Over the past few years, Kubernetes has become the de facto standard for container orchestration at scale, providing a robust and scalable way to manage containerized applications. This adoption, primarily driven by the engineering and operations sides for its benefits in scalability, resilience, and portability, inevitably impacts other roles that interact with deployed applications. As machine learning models are increasingly deployed as microservices within containerized environments managed by Kubernetes, data scientists find themselves needing to understand the basics of how their models will operate in production. This often begins with grasping the fundamentals of containers, with Docker being the most prevalent containerization tool.
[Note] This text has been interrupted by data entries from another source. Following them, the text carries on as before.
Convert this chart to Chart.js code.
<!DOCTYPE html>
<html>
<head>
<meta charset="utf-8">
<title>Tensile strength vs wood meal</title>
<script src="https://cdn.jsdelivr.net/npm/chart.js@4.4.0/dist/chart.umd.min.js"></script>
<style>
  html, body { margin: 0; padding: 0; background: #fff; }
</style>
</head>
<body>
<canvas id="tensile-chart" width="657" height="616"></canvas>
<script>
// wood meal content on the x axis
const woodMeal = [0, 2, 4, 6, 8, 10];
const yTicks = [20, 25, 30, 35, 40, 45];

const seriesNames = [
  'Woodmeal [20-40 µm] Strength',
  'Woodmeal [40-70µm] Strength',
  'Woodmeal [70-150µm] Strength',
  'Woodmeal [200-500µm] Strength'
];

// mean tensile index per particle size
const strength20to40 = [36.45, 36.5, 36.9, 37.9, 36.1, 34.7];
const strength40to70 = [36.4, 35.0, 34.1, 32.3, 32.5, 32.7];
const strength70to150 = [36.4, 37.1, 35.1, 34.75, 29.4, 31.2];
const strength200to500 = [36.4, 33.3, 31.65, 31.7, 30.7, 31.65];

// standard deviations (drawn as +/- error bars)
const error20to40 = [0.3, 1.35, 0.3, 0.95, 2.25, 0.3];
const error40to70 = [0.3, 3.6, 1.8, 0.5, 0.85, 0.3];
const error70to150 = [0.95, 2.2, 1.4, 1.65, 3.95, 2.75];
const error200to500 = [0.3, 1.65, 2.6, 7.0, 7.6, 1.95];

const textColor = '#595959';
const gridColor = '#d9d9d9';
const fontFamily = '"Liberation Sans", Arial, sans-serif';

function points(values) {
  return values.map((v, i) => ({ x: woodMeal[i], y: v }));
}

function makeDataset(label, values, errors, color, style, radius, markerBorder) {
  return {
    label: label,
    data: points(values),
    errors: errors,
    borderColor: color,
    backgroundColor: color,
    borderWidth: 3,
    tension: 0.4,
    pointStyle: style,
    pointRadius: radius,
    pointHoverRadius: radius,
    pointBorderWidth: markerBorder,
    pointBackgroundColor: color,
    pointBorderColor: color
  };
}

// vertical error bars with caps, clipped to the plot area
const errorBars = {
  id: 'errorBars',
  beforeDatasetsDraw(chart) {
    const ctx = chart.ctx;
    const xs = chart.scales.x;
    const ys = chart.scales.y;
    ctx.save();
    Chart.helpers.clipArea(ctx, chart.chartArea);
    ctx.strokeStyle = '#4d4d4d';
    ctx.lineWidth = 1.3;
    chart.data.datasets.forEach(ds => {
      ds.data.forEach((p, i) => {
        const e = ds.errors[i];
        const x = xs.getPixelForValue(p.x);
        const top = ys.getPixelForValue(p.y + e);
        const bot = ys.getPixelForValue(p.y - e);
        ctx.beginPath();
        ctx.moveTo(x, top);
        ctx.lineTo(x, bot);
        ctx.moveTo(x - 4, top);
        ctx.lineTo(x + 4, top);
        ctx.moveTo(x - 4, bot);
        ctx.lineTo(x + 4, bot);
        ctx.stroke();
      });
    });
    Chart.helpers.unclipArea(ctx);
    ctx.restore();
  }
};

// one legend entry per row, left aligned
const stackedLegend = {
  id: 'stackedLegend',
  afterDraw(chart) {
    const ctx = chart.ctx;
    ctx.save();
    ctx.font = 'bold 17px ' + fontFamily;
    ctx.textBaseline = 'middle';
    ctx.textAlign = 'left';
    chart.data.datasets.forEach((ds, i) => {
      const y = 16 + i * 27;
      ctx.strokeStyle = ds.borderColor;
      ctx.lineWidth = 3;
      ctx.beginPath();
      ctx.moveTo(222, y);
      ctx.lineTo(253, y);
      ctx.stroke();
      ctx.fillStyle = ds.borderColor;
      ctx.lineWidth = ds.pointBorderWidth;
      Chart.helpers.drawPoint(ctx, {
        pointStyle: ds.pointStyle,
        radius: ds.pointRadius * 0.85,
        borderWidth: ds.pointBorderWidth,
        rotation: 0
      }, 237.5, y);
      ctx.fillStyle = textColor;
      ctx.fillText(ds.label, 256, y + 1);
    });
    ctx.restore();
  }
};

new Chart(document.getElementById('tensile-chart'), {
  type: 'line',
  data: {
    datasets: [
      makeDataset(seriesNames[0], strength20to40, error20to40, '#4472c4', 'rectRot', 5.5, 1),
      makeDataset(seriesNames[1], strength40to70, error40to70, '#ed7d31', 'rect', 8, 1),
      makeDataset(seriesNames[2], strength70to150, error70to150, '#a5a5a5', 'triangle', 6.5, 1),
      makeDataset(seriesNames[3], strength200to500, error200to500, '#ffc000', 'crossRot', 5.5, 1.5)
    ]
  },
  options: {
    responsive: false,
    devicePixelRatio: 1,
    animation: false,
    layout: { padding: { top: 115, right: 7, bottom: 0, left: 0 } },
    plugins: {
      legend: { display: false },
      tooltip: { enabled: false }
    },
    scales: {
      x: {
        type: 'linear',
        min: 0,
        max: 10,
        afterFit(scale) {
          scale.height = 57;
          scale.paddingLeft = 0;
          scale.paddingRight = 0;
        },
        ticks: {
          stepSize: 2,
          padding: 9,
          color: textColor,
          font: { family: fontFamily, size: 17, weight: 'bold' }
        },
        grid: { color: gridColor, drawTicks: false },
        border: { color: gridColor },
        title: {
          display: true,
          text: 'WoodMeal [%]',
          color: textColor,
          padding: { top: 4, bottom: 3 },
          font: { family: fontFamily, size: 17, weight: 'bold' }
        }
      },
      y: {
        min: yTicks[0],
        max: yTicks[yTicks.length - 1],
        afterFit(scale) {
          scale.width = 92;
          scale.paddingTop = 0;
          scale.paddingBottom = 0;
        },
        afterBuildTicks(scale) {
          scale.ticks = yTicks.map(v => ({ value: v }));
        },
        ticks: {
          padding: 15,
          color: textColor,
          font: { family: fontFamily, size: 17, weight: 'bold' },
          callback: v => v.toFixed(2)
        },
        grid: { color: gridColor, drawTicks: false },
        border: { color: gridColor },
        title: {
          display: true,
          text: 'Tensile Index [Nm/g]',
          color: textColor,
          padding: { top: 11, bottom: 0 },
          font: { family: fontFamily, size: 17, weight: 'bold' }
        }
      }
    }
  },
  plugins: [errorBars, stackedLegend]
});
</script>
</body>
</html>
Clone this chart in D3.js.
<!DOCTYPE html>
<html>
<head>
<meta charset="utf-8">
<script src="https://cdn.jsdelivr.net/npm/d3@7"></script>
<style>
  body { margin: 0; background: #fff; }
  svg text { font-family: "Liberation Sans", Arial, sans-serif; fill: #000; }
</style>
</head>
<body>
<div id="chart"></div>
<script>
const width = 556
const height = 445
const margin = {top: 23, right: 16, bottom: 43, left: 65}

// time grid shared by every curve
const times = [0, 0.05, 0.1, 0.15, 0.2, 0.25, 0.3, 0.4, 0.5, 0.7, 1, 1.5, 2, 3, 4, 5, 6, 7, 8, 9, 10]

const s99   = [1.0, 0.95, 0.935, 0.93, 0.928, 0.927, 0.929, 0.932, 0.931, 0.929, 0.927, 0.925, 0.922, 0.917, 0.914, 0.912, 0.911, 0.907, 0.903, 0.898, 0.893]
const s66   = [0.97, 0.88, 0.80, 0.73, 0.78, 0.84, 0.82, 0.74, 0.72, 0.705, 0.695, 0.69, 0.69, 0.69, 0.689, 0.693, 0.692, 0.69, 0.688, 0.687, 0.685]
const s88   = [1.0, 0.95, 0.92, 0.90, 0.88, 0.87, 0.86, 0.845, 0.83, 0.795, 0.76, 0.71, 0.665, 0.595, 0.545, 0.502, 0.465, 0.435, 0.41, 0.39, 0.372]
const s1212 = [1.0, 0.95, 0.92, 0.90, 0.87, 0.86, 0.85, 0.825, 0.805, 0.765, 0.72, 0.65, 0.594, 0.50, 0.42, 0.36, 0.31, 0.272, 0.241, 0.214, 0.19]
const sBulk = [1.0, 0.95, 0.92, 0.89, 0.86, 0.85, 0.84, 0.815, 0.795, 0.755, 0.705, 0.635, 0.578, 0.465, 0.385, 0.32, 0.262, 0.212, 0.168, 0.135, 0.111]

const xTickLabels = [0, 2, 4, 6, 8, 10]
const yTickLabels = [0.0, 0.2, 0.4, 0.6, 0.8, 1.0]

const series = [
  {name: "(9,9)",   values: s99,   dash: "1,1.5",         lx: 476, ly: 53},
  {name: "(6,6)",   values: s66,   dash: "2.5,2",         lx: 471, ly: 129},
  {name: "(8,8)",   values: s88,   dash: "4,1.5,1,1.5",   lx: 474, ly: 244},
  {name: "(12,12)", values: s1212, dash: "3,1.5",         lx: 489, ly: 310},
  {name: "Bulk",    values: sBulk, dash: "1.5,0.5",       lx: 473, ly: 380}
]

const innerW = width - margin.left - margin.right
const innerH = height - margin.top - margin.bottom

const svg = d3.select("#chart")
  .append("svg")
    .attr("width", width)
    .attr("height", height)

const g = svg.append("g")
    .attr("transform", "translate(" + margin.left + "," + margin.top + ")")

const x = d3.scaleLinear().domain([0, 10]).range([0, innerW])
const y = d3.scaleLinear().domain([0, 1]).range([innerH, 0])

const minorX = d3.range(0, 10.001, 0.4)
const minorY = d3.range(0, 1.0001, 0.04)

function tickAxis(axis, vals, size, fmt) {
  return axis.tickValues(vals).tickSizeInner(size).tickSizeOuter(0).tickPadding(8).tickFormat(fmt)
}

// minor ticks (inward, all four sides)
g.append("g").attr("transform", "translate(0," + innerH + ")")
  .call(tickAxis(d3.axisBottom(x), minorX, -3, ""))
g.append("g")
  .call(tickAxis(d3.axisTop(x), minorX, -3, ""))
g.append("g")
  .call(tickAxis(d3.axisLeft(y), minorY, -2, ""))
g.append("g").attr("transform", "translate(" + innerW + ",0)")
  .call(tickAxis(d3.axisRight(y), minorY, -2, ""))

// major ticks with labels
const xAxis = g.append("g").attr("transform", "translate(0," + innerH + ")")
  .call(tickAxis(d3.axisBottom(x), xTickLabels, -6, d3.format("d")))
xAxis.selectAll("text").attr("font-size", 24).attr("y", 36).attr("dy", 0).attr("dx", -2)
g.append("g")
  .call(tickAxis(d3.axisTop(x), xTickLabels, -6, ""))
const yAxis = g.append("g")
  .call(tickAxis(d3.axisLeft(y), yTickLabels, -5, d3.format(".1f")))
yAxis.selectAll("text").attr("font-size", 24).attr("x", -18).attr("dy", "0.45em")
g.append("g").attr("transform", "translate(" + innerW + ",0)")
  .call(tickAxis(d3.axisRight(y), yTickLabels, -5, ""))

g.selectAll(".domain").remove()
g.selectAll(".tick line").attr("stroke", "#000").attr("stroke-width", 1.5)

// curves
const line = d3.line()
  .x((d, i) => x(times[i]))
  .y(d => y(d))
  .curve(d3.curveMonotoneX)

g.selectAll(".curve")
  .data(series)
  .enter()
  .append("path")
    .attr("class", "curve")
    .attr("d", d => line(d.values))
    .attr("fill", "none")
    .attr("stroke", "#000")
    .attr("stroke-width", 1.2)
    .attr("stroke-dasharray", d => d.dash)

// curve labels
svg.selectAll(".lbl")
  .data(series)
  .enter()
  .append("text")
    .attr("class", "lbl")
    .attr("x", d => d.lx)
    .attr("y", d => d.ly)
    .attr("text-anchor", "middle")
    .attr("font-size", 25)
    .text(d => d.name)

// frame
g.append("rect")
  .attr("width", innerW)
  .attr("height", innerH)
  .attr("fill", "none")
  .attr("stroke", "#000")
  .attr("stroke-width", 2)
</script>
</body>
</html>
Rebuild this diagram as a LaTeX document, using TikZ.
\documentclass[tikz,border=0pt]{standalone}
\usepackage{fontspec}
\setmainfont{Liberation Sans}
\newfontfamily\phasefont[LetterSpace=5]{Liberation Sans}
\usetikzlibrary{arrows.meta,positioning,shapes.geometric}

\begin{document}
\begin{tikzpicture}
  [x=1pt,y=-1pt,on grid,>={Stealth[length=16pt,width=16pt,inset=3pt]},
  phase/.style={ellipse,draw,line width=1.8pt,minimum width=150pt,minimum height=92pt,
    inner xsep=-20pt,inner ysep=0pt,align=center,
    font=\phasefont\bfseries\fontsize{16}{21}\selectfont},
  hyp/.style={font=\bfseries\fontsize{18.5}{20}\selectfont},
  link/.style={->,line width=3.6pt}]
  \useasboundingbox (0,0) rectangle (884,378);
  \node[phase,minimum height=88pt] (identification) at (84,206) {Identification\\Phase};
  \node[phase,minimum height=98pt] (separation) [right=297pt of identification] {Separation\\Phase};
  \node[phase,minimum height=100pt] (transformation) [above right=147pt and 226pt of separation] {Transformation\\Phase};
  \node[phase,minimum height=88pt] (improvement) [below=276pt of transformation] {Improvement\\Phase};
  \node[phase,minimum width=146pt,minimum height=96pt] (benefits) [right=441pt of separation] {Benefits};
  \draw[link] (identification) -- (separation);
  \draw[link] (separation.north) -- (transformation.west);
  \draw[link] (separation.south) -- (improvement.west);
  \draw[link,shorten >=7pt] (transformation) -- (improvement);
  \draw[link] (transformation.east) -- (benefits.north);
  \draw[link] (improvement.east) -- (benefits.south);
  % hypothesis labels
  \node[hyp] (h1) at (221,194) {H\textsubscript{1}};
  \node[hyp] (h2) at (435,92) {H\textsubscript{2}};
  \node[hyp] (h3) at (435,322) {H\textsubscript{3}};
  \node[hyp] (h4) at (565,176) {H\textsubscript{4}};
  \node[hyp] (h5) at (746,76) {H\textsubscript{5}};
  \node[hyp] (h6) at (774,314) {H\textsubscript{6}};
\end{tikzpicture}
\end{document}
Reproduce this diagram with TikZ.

Learning an infrastructure tool like Docker or Kubernetes is a vastly different undertaking from mastering an application like a spreadsheet program; it involves understanding concepts related to operating systems, networking, distributed systems, and deployment workflows, representing a significant step into the realm of infrastructure and software engineering practices.

Containers play a fundamental role across various stages of an ML pipeline. During data preparation, steps like collection, cleaning, and feature engineering can be containerized to ensure consistent environments and dependencies. Model training jobs can run within containers, simplifying dependency management and scaling across different machines. Containers are also central to CI/CD pipelines for ML, enabling automated building, testing, and deployment of models and related code. While a model registry itself might not be containerized by a data scientist, the process of pushing and pulling model artifacts often integrates with containerized workflows. Model serving is a primary use case, with models typically served within containers for scalability and isolation. Finally, observability tools for monitoring usage, model drift, and security frequently integrate with containerized applications to provide insights into their performance and behavior.

Despite the growing emphasis on containerization, a significant portion of data science work still operates outside containerized environments. Not every task or tool immediately benefits from, or requires, containerization. Examples include initial data exploration and ad-hoc analysis, often conducted locally in a Jupyter notebook or integrated development environment without the overhead of containerization. Similarly, using desktop-based statistical software, working with large datasets on traditional shared clusters, or running simple scheduled scripts for data extraction or reporting might not necessitate containerization. Older legacy systems or tools also often lack native container support.

The prevalence and convenience of these non-containerized options mean that data scientists often gravitate towards them. Containers can represent a significant cognitive load—another technology to learn and master. However, containers offer compelling advantages for data science teams, notably by eliminating environment inconsistencies and preventing dependency conflicts between different stages, from local development to staging and production. They also facilitate reproducible and portable builds and model serving, which are highly desirable features for data scientists. Not all data teams can afford large, dedicated operations teams to handle these complexities.

This is where Cloud Native Buildpacks offer a streamlined solution. Data scientists frequently deal with diverse toolchains involving languages like Python or R and a multitude of libraries, leading to complex dependency management. Operationalizing these artifacts often requires manually stitching together and maintaining intricate Dockerfiles. Buildpacks fundamentally change this process by automating the assembly of necessary build and runtime dependencies and creating OCI-compliant images without explicit Dockerfile instructions. This automation significantly reduces the operational burden on data scientists, freeing them from infrastructure concerns and allowing them to concentrate on their core analytical tasks. As a CNCF incubating project, Cloud Native Buildpacks are an open-source tool maintained by a community across various organizations, finding substantial utility within the MLOps space.